In last week’s column, I reported that United Way of Chatham-Kent had recently met all 20 of the Better Business Bureau’s Standards for Charity Accountability – developed to assist donors in making sound giving decisions and to foster public confidence in charitable organizations.

The first seven standards within governance and oversight and measuring effectiveness were previously outlined; here are the remaining 13 standards. 

Finances 

This section of the standards seeks to ensure that the charity spends its funds honestly, prudently and in accordance with statements made in fund-raising appeals. To meet these standards, the charitable organization shall: 

  • Spend at least 65% of its total expenses on program activities.
  •  Spend no more than 35% of related contributions on fund raising. Related contributions include donations, legacies and other gifts received as a result of fund raising efforts.
  • Avoid accumulating funds that could be used for current program activities.

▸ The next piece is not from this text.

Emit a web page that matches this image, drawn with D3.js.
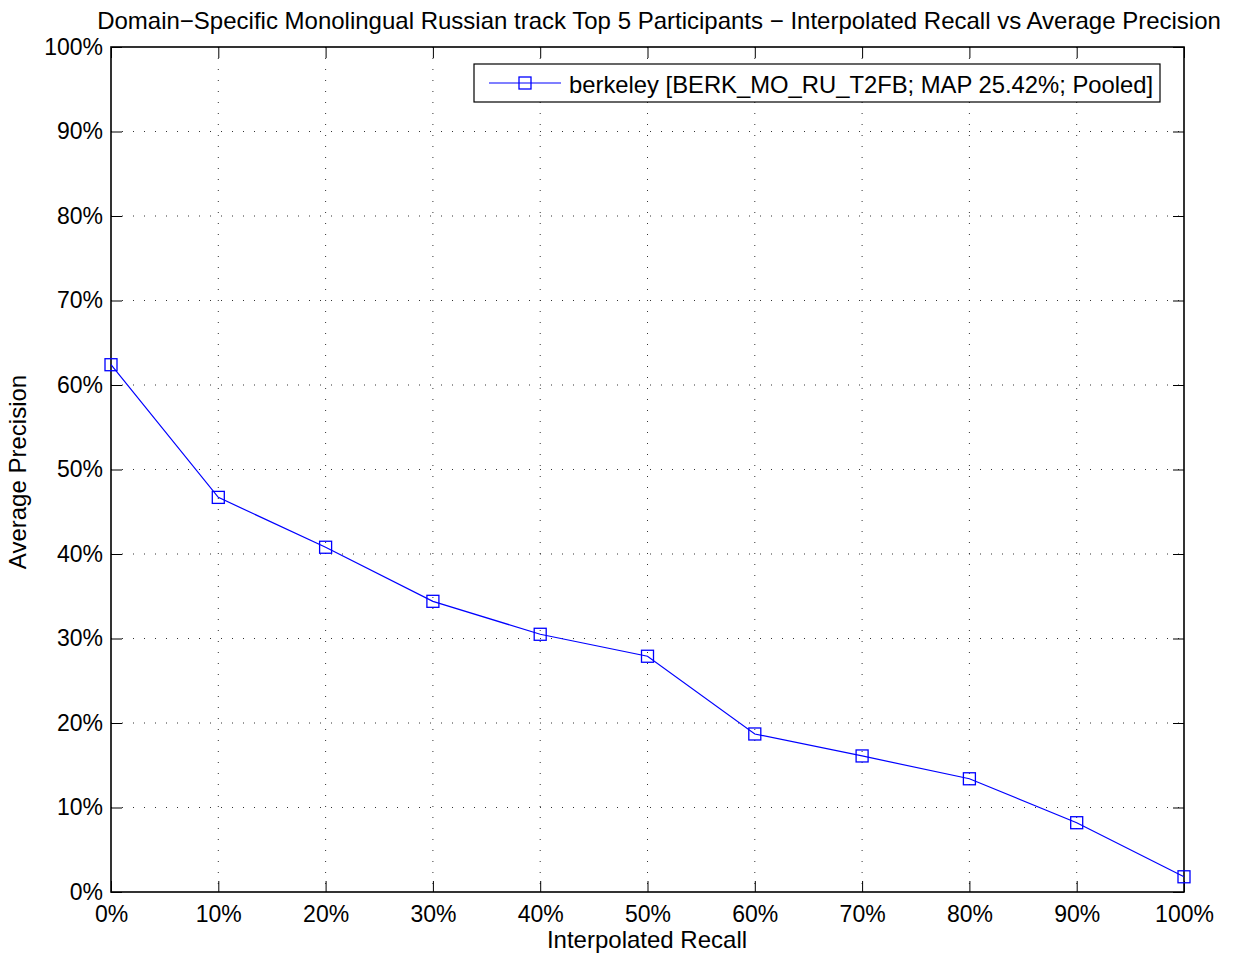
<!DOCTYPE html>
<html><head><meta charset="utf-8">
<script src="https://cdn.jsdelivr.net/npm/d3@7"></script>
<style>body{margin:0;background:#fff;} text{font-family:"Liberation Sans",Arial,Helvetica,sans-serif;fill:#000;}</style>
</head><body>
<svg id="c" width="1234" height="958"></svg>
<script>
const recall = [0,10,20,30,40,50,60,70,80,90,100];
const precision = [62.4,46.7,40.8,34.4,30.5,27.9,18.7,16.1,13.4,8.2,1.8];
const xTicks = [0,10,20,30,40,50,60,70,80,90,100];
const yTicks = [0,10,20,30,40,50,60,70,80,90,100];
const seriesName = "berkeley [BERK_MO_RU_T2FB; MAP 25.42%; Pooled]";
const title = "Domain\u2212Specific Monolingual Russian track Top 5 Participants \u2212 Interpolated Recall vs Average Precision";

const L=111,R=1184,T=47,B=892;
const svg=d3.select("#c");
svg.append("rect").attr("width",1234).attr("height",958).attr("fill","#fff");
const x=d3.scaleLinear().domain([0,100]).range([L,R]);
const y=d3.scaleLinear().domain([0,100]).range([B,T]);

// grid
const g=svg.append("g");
g.selectAll(".gx").data(xTicks.slice(1,-1)).enter().append("line")
 .attr("x1",d=>x(d)).attr("x2",d=>x(d)).attr("y1",T).attr("y2",B)
 .attr("stroke","#333").attr("stroke-width",1).attr("stroke-dasharray","1,10");
g.selectAll(".gy").data(yTicks.slice(1,-1)).enter().append("line")
 .attr("y1",d=>y(d)).attr("y2",d=>y(d)).attr("x1",L).attr("x2",R)
 .attr("stroke","#333").attr("stroke-width",1).attr("stroke-dasharray","1,10");

// axes
const fmt=d=>d+"%";
const xa=d3.axisBottom(x).tickValues(xTicks).tickFormat(fmt).tickSizeInner(-11).tickSizeOuter(0).tickPadding(14);
const ya=d3.axisLeft(y).tickValues(yTicks).tickFormat(fmt).tickSizeInner(-11).tickSizeOuter(0).tickPadding(8);
const xt=d3.axisTop(x).tickValues(xTicks).tickFormat("").tickSizeInner(-11).tickSizeOuter(0);
const yr=d3.axisRight(y).tickValues(yTicks).tickFormat("").tickSizeInner(-11).tickSizeOuter(0);
function style(sel){sel.select(".domain").remove();sel.selectAll("line").attr("stroke","#000").attr("stroke-width",1);sel.selectAll("text").attr("font-size",23).attr("font-family","Liberation Sans, Arial, sans-serif");}
svg.append("g").attr("transform",`translate(0,${B})`).call(xa).call(style);
svg.append("g").attr("transform",`translate(${L},0)`).call(ya).call(style);
svg.append("g").attr("transform",`translate(0,${T})`).call(xt).call(style);
svg.append("g").attr("transform",`translate(${R},0)`).call(yr).call(style);
svg.append("rect").attr("x",L).attr("y",T).attr("width",R-L).attr("height",B-T)
 .attr("fill","none").attr("stroke","#000").attr("stroke-width",1.6);

// line
const data=recall.map((r,i)=>({r,p:precision[i]}));
svg.append("path").datum(data).attr("fill","none").attr("stroke","#0000ff").attr("stroke-width",1.2)
 .attr("d",d3.line().x(d=>x(d.r)).y(d=>y(d.p)));
svg.selectAll(".m").data(data).enter().append("rect")
 .attr("x",d=>x(d.r)-6).attr("y",d=>y(d.p)-6).attr("width",12).attr("height",12)
 .attr("fill","none").attr("stroke","#0000ff").attr("stroke-width",1.3);

// legend
const lg=svg.append("g");
lg.append("rect").attr("x",474).attr("y",64).attr("width",686).attr("height",38)
 .attr("fill","#fff").attr("stroke","#000").attr("stroke-width",1.2);
lg.append("line").attr("x1",489).attr("x2",561).attr("y1",83).attr("y2",83).attr("stroke","#0000ff").attr("stroke-width",1.2);
lg.append("rect").attr("x",519).attr("y",77).attr("width",12).attr("height",12).attr("fill","none").attr("stroke","#0000ff").attr("stroke-width",1.3);
lg.append("text").attr("x",569).attr("y",93).attr("font-size",23.8).text(seriesName);

// labels
svg.append("text").attr("x",659).attr("y",29).attr("text-anchor","middle").attr("font-size",24).text(title);
svg.append("text").attr("x",647).attr("y",948).attr("text-anchor","middle").attr("font-size",24).text("Interpolated Recall");
svg.append("text").attr("transform","translate(26,472) rotate(-90)").attr("text-anchor","middle").attr("font-size",24).text("Average Precision");
</script>
</body></html>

To meet this standard the charity’s unrestricted net assets available for use should not be more than three times the size of the past year’s expenses or three times the size of the current year’s budget, whichever is higher.
  • Make available to all, on request, complete annual financial statements prepared in accordance with generally accepted accounting principles. When total gross income exceeds $250,000, these statements should be audited in accordance with generally accepted auditing standards.
  • Include in the financial statements a breakdown of expenses that shows what portion of these expenses was allocated to program, fund-raising and administrative activities.
  • Accurately report the charity’s expenses, including any joint cost allocations, in its financial statements.
  •  Have a board-approved annual budget for its current fiscal year, outlining projected expenses for major program activities, fund raising and administration.

 

Fundraising and informational materials 

A fundraising appeal is often the only contact a donor has with a charity and may be the sole impetus for giving. This section of the standards seeks to ensure that a charity’s representations to the public are accurate, complete and respectful. To meet these standards, the charitable organization shall:

  •  Have solicitations and informational materials, distributed by any means that is accurate, truthful, and not misleading, both in whole and in part.
  • Have an annual report available to all, on request, that includes the organization’s mission statement, a summary of the past year’s program service accomplishments, a roster of the offices and members of the board of directors, and financial information that includes total income in the past fiscal year, expenses in the same program, fund raising and administrative categories as in the financial statements and ending net assets.
  • Include on any charity websites that solicit contributions, the same information that is recommended for annual reports, as well as the mailing address of the charity and electronic access to its most recent Revenue Canada return.
  • Address privacy concerns of donors.
  • Clearly disclose how the charity benefits from the sale of products or services that state or imply that a charity will benefit from a consumer sale or transaction.
  • Respond promptly to and act on complaints brought to its attention by the BBB Wise Giving Alliance and/or local Better Business Bureaus about fund raising practices, privacy violations and/or other issues.

 

These Standards for Charity Accountability have been reprinted – in summary form – with the permission of the BBB Wise Giving Alliance and the Better Business Bureau of Western Ontario. The latter organization serves Chatham-Kent, Elgin, Essex, Huron, Middlesex, Norfolk, Oxford and Perth Counties.